Le 26 janvier 2022, le jury d’arbitrage de l’Organisation mondiale du commerce (OMC) a rendu une décision statuant sur le différend commercial entre la Chine et les États-Unis concernant les mesures compensatoires : « Conformément à l’article 22 du Mémorandum d’accord sur le règlement des différends de l’OMC, la Chine peut demander à l’OMC une suspension de son obligation de concession tarifaire envers les États-Unis jusqu’à un maximum de 645,121 millions de dollars par an. » Bien que ce montant ne représente qu’environ 25 % de la demande de la Chine (2,4 milliards de dollars), cette décision de l’OMC confirme que les intérêts des entreprises chinoises ont été lésés en raison de la violation par les États-Unis de leurs engagements envers l’OMC, et émet un signal positif pour le maintien de l’autorité, de l’efficacité et de la rationalité du système économique et commercial multilatéral.

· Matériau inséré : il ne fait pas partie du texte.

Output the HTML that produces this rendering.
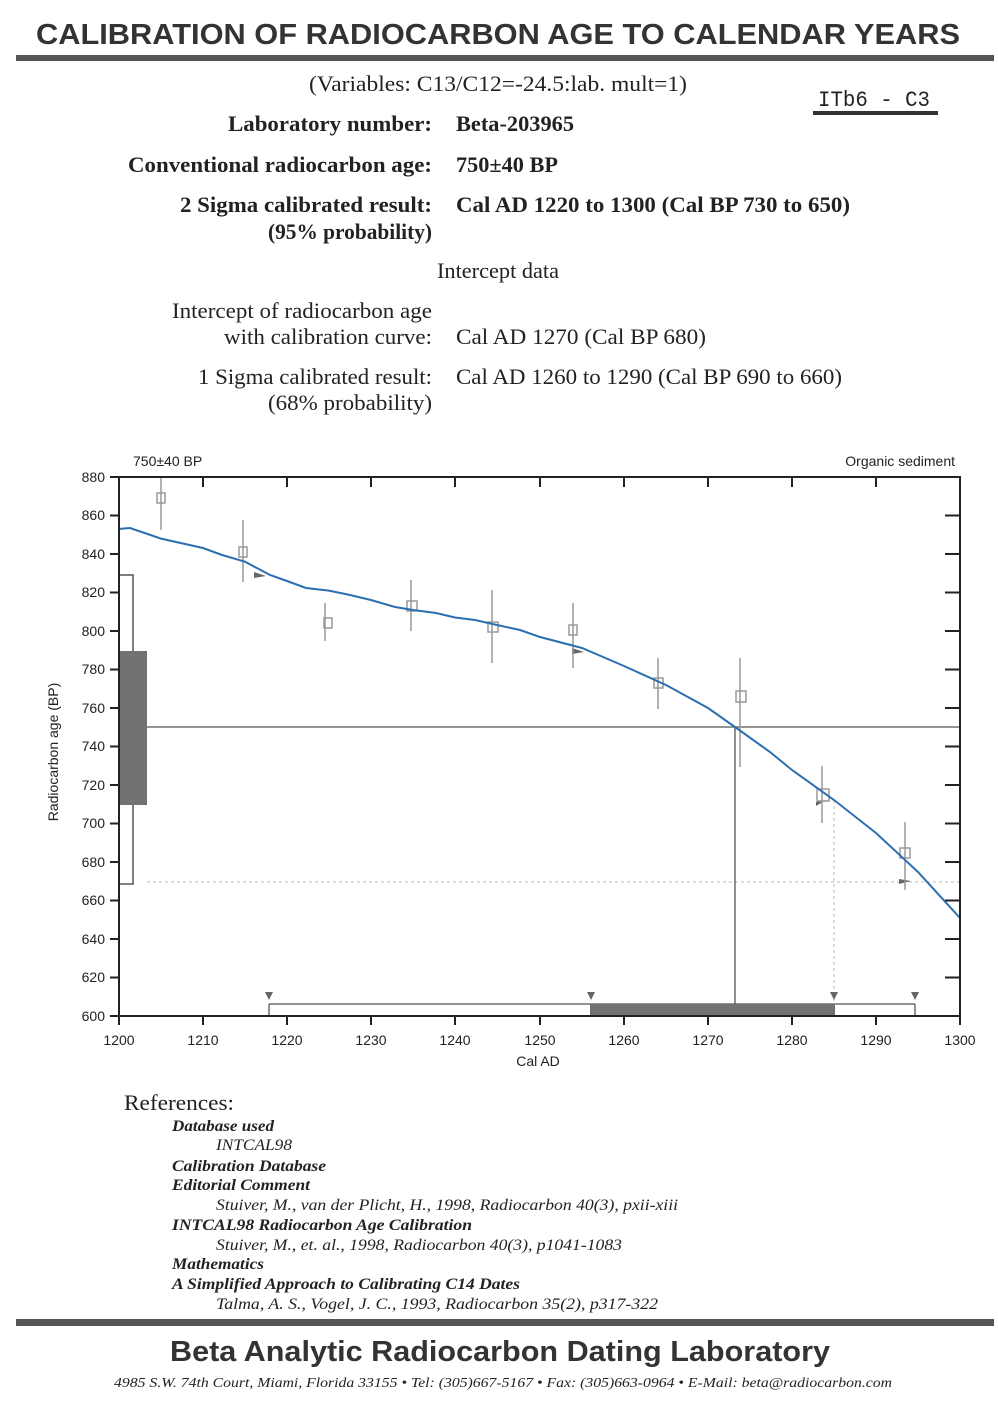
<!DOCTYPE html>
<html><head><meta charset="utf-8"><style>html,body{margin:0;padding:0;background:#fff}svg{display:block}</style></head>
<body>
<svg width="998" height="1402" viewBox="0 0 998 1402" xmlns="http://www.w3.org/2000/svg">
<rect width="998" height="1402" fill="#fff"/>
<g fill="#333">
<text x="498" y="44" text-anchor="middle" font-family="Liberation Sans, sans-serif" font-weight="bold" font-size="29" textLength="924" lengthAdjust="spacingAndGlyphs">CALIBRATION OF RADIOCARBON  AGE TO CALENDAR YEARS</text>
</g>
<rect x="16" y="55" width="978" height="6" fill="#555"/>
<g font-family="Liberation Serif, serif" fill="#222">
<text x="498" y="91" text-anchor="middle" font-size="22" textLength="378" lengthAdjust="spacingAndGlyphs">(Variables:  C13/C12=-24.5:lab. mult=1)</text>
<g font-weight="bold" font-size="22">
<text x="432" y="131" text-anchor="end" textLength="204" lengthAdjust="spacingAndGlyphs">Laboratory number:</text>
<text x="456" y="131" textLength="118" lengthAdjust="spacingAndGlyphs">Beta-203965</text>
<text x="432" y="172" text-anchor="end" textLength="304" lengthAdjust="spacingAndGlyphs">Conventional radiocarbon age:</text>
<text x="456" y="172" textLength="102" lengthAdjust="spacingAndGlyphs">750±40 BP</text>
<text x="432" y="212" text-anchor="end" textLength="252" lengthAdjust="spacingAndGlyphs">2 Sigma calibrated result:</text>
<text x="456" y="212" textLength="394" lengthAdjust="spacingAndGlyphs">Cal AD 1220 to 1300 (Cal BP 730 to 650)</text>
<text x="432" y="239" text-anchor="end" textLength="164" lengthAdjust="spacingAndGlyphs">(95% probability)</text>
</g>
<g font-size="22">
<text x="498" y="278" text-anchor="middle" textLength="122" lengthAdjust="spacingAndGlyphs">Intercept data</text>
<text x="432" y="318" text-anchor="end" textLength="260" lengthAdjust="spacingAndGlyphs">Intercept of radiocarbon age</text>
<text x="432" y="344" text-anchor="end" textLength="208" lengthAdjust="spacingAndGlyphs">with calibration curve:</text>
<text x="456" y="344" textLength="250" lengthAdjust="spacingAndGlyphs">Cal AD 1270 (Cal BP 680)</text>
<text x="432" y="384" text-anchor="end" textLength="234" lengthAdjust="spacingAndGlyphs">1 Sigma calibrated result:</text>
<text x="456" y="384" textLength="386" lengthAdjust="spacingAndGlyphs">Cal AD 1260 to 1290 (Cal BP 690 to 660)</text>
<text x="432" y="410" text-anchor="end" textLength="164" lengthAdjust="spacingAndGlyphs">(68% probability)</text>
</g>
</g>
<text x="818" y="106" font-family="Liberation Mono, monospace" font-size="22" fill="#222" textLength="112" lengthAdjust="spacingAndGlyphs">ITb6 - C3</text>
<rect x="813" y="111" width="125" height="4" fill="#333"/>

<g font-family="Liberation Sans, sans-serif" font-size="14" fill="#222">
<text x="133" y="466">750±40 BP</text>
<text x="955" y="466" text-anchor="end">Organic sediment</text>
<g text-anchor="end">
<text x="105" y="482">880</text><text x="105" y="520">860</text><text x="105" y="559">840</text><text x="105" y="597">820</text><text x="105" y="636">800</text><text x="105" y="674">780</text><text x="105" y="713">760</text><text x="105" y="751">740</text><text x="105" y="790">720</text><text x="105" y="828">700</text><text x="105" y="867">680</text><text x="105" y="905">660</text><text x="105" y="944">640</text><text x="105" y="982">620</text><text x="105" y="1021">600</text>
</g>
<g text-anchor="middle">
<text x="119" y="1045">1200</text><text x="203" y="1045">1210</text><text x="287" y="1045">1220</text><text x="371" y="1045">1230</text><text x="455" y="1045">1240</text><text x="540" y="1045">1250</text><text x="624" y="1045">1260</text><text x="708" y="1045">1270</text><text x="792" y="1045">1280</text><text x="876" y="1045">1290</text><text x="960" y="1045">1300</text>
<text x="538" y="1066">Cal AD</text>
</g>
<text transform="translate(58,752) rotate(-90)" text-anchor="middle">Radiocarbon age (BP)</text>
</g>
<rect x="119" y="575" width="14" height="309" fill="#fff" stroke="#555" stroke-width="1.5"/>
<rect x="119" y="651" width="28" height="154" fill="#707370"/>
<line x1="147" y1="727" x2="960" y2="727" stroke="#555" stroke-width="1.3"/>
<line x1="147" y1="882" x2="960" y2="882" stroke="#bbb" stroke-width="1" stroke-dasharray="3,3"/>
<line x1="735" y1="727" x2="735" y2="1004" stroke="#555" stroke-width="1.3"/>
<line x1="834" y1="800" x2="834" y2="1004" stroke="#bbb" stroke-width="1" stroke-dasharray="3,3"/>
<line x1="269" y1="1004" x2="915" y2="1004" stroke="#555" stroke-width="1.3"/>
<line x1="269" y1="1004" x2="269" y2="1016" stroke="#555" stroke-width="1.3"/>
<line x1="915" y1="1004" x2="915" y2="1016" stroke="#555" stroke-width="1.3"/>
<rect x="590" y="1004" width="245" height="12" fill="#707370"/>
<g fill="#666">
<path d="M265 992h8l-4 8z"/><path d="M587 992h8l-4 8z"/><path d="M830 992h8l-4 8z"/><path d="M911 992h8l-4 8z"/>
<path d="M254 572l12 4l-12 2z"/><path d="M572 648l12 4l-12 2z"/><path d="M816 802l10-2l-10 6z"/><path d="M899 879l12 2l-12 3z"/>
</g>
<g stroke="#999" stroke-width="1.5" fill="none">
<line x1="161" y1="478" x2="161" y2="530"/><rect x="157" y="493" width="8" height="10"/>
<line x1="243" y1="520" x2="243" y2="582"/><rect x="239" y="547" width="8" height="10"/>
<line x1="325" y1="603" x2="325" y2="641"/><rect x="324" y="618" width="8" height="10"/>
<line x1="411" y1="580" x2="411" y2="631"/><rect x="407" y="601" width="10" height="10"/>
<line x1="492" y1="590" x2="492" y2="663"/><rect x="488" y="622" width="10" height="10"/>
<line x1="573" y1="603" x2="573" y2="668"/><rect x="569" y="625" width="8" height="10"/>
<line x1="658" y1="658" x2="658" y2="709"/><rect x="654" y="678" width="9" height="10"/>
<line x1="740" y1="658" x2="740" y2="767"/><rect x="736" y="691" width="10" height="11"/>
<line x1="822" y1="766" x2="822" y2="823"/><rect x="817" y="789" width="12" height="12"/>
<line x1="905" y1="822" x2="905" y2="890"/><rect x="900" y="848" width="10" height="10"/>
</g>
<polyline fill="none" stroke="#2a6fb0" stroke-width="2" points="119,529 130,528 161,538.6 203,548 222,555 245,561.7 270,575 287,581 306,588 329,590.6 350,595 371,600 395,607 413,610 436,613 455,617.5 475,620 497,625 520,630 540,637 582,648 624,666 666,685 708,708 735,727 770,752 792,770 834,800 876,833 918,872 960,918"/>
<g stroke="#222" stroke-width="2" fill="none">
<rect x="119" y="477" width="841" height="539"/>
<path d="M110 477h9M110 515.5h9M110 554h9M110 592.5h9M110 631h9M110 669.5h9M110 708h9M110 746.5h9M110 785h9M110 823.5h9M110 862h9M110 900.5h9M110 939h9M110 977.5h9M110 1016h9"/>
<path d="M945 515.5h15M945 554h15M945 592.5h15M945 631h15M945 669.5h15M945 708h15M945 746.5h15M945 785h15M945 823.5h15M945 862h15M945 900.5h15M945 939h15M945 977.5h15"/>
<path d="M119 1016v9M203 1016v9M287 1016v9M371 1016v9M455 1016v9M540 1016v9M624 1016v9M708 1016v9M792 1016v9M876 1016v9M960 1016v9"/>
<path d="M203 477v10M287 477v10M371 477v10M455 477v10M540 477v10M624 477v10M708 477v10M792 477v10M876 477v10"/>
</g>

<g font-family="Liberation Serif, serif" fill="#222">
<text x="124" y="1110" font-size="22" textLength="110" lengthAdjust="spacingAndGlyphs">References:</text>
<g font-size="16" font-style="italic">
<text x="172" y="1131" font-weight="bold" textLength="102" lengthAdjust="spacingAndGlyphs">Database used</text>
<text x="216" y="1150" textLength="76" lengthAdjust="spacingAndGlyphs">INTCAL98</text>
<text x="172" y="1171" font-weight="bold" textLength="154" lengthAdjust="spacingAndGlyphs">Calibration Database</text>
<text x="172" y="1190" font-weight="bold" textLength="138" lengthAdjust="spacingAndGlyphs">Editorial Comment</text>
<text x="216" y="1210" textLength="462" lengthAdjust="spacingAndGlyphs">Stuiver, M., van der Plicht, H., 1998, Radiocarbon 40(3), pxii-xiii</text>
<text x="172" y="1230" font-weight="bold" textLength="300" lengthAdjust="spacingAndGlyphs">INTCAL98 Radiocarbon Age Calibration</text>
<text x="216" y="1250" textLength="406" lengthAdjust="spacingAndGlyphs">Stuiver, M., et. al., 1998, Radiocarbon 40(3), p1041-1083</text>
<text x="172" y="1269" font-weight="bold" textLength="92" lengthAdjust="spacingAndGlyphs">Mathematics</text>
<text x="172" y="1289" font-weight="bold" textLength="348" lengthAdjust="spacingAndGlyphs">A Simplified Approach to Calibrating C14 Dates</text>
<text x="216" y="1309" textLength="442" lengthAdjust="spacingAndGlyphs">Talma, A. S., Vogel, J. C., 1993, Radiocarbon 35(2), p317-322</text>
</g>
</g>
<rect x="16" y="1319" width="978" height="7" fill="#555"/>
<text x="500" y="1361" text-anchor="middle" font-family="Liberation Sans, sans-serif" font-weight="bold" font-size="29" fill="#333" textLength="660" lengthAdjust="spacingAndGlyphs">Beta Analytic Radiocarbon Dating Laboratory</text>
<text x="503" y="1387" text-anchor="middle" font-family="Liberation Serif, serif" font-style="italic" font-size="14" fill="#222" textLength="778" lengthAdjust="spacingAndGlyphs">4985 S.W. 74th Court, Miami, Florida 33155 • Tel: (305)667-5167 • Fax: (305)663-0964 • E-Mail: beta@radiocarbon.com</text>
</svg>
</body></html>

Il y a dix ans, le 25 mai 2012, la Chine a demandé à l’OMC des consultations avec les États-Unis au sujet des mesures américaines de droits compensateurs sur certains produits en Chine. La Chine a contesté la décision des États-Unis de mener une enquête et d’imposer des droits compensateurs, et a remis en question la norme américaine consistant à considérer les entreprises détenues majoritairement par le gouvernement comme des « organismes publics ». L’action de la Chine auprès de l’OMC n’est pas seulement une conséquence du traitement injuste qu’ont subi les entreprises et produits impliqués dans l’affaire, elle a donc également pour objet le processus d’élaboration de règles pertinentes. Finalement, dans sa décision, l’OMC a estimé que l’approche américaine de la détermination des organismes publics était incompatible avec les règles de l’OMC. D’ailleurs, si la Chine ne contestait pas le recours accru aux mesures compensatoires par les États-Unis et ne les obligeait pas à respecter les obligations auxquelles ils se sont engagés lors de leur adhésion à l’OMC, cela pourrait avoir des répercussions importantes sur d’autres activités commerciales plus larges à l’avenir. C’est pourquoi, bien que ce différend concerne les États-Unis et la Chine, lorsque le jury d’arbitrage de l’OMC a été établi en septembre 2012, l’Australie, le Brésil, le Canada, l’Union européenne, l’Inde, le Japon, la République de Corée, la Norvège, la Russie, la Turquie et le Vietnam - les principales économies mondiales - se sont réservé le droit de participer en tant que tierces parties au processus de règlement du différend. L’Arabie saoudite s’y est également jointe plus tard.
En avril 2013, le groupe d’arbitrage a informé l’OMC que le rapport final devait être soumis en janvier 2014. Toutefois, en raison de la complexité de la question, le rapport n’a été présenté qu’en juillet 2014. Par la suite, la Chine et les États-Unis ont tous deux fait appel et l’Organe d’appel de l’OMC a achevé son rapport à la fin de 2014. Le mécanisme de règlement des différends de l’OMC étant un système d’examen final à deux instances, les décisions de l’Organe d’appel doivent être mises en œuvre par les deux parties, sans quoi l’Organe d’appel est paralysé dans un délai de cinq ans, ce qui est effectivement arrivé le 11 décembre 2019.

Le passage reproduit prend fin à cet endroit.